Xero Shoes Z-Trail EV
Weighing in at a scant 5.4 ounces, the Z-Trail EV is as light as a hiking sandal gets. It eschews thick straps, extra padding and oversized buckles but it drops most of its weight by using a super-thin 10-millimeter sole. Nevertheless, the sole still comes with the hallmarks of a hiking sandal, including a foam footbed and lugged outsole. Keep in mind that there's little between your foot and the ground though, so expect to feel rocks even if they can't pierce through these layers. The Z-Trail EV is best for shorter hikes and water activities, or people who want a protected barefoot walking feel.
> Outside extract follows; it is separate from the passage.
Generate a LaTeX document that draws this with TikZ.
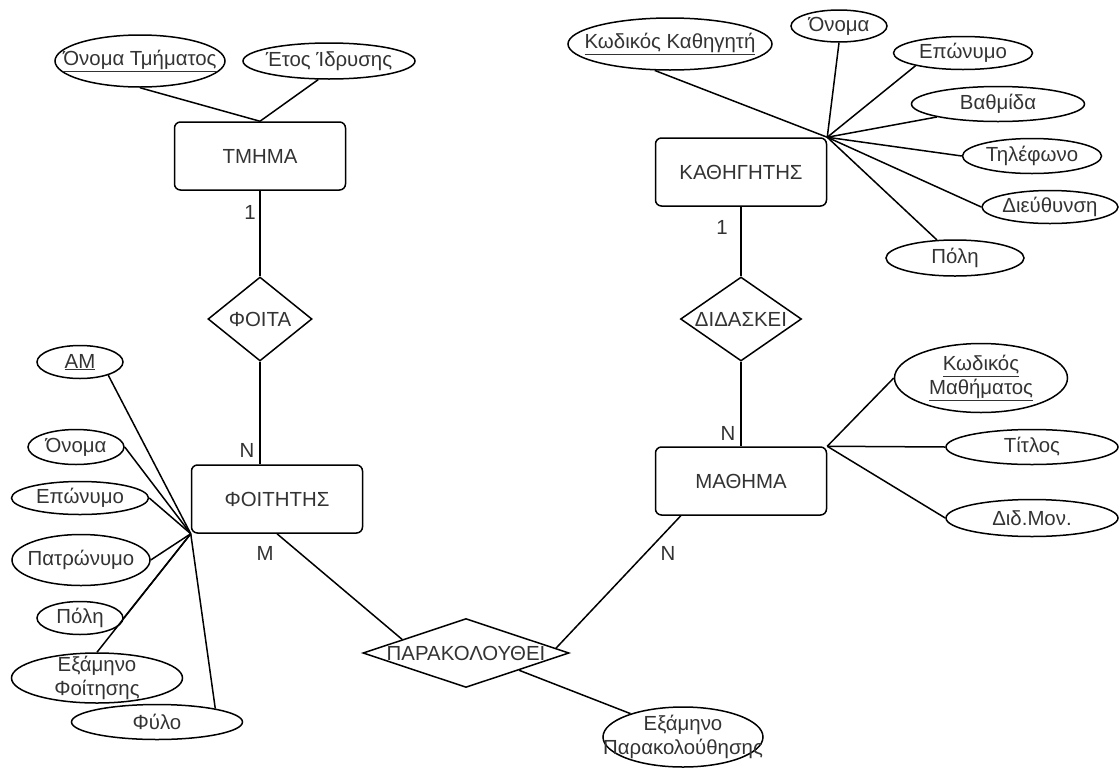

Flip-flops are great for casual wear but, for all their wonderful qualities, are not great adventure sandals; they’re too minimal and often quite breakable. But leaving the heel free to breath is nice (and prevents abrasion to one of the foot’s most blister-prone areas). Freewaters approached the zero-sum situation by axing the heel piece and leaving a Velcro strap over the top of the foot. It also included a soft foam platform and a supportive arch. We've found that it's not as ideal for hiking as others on this list, but is perfect for short-range adventures and everyday use that you'd typically choose a flip-flop for.
Chaco Odyssey Sandal
One of Chaco’s more recent releases, the Odyssey is part sandal, part hiking shoe, part Nike Flyknit. It's a water shoe that's ideal for rafting and wading, but its rugged sole can handle hiking trails, too — one Gear Patrol contributor experienced just how well it handles both during a packrafting trip in Alaska's Kennicott Wilderness. Plus, the extra coverage provided by the mesh upper and toe overlays adds protection without sacrificing one of the best things about wearing sandals: breathability. The only con with this sandal is that the extra material that protects the toe and brings added support can become a trap for debris, though it's easy enough to shake that stuff out.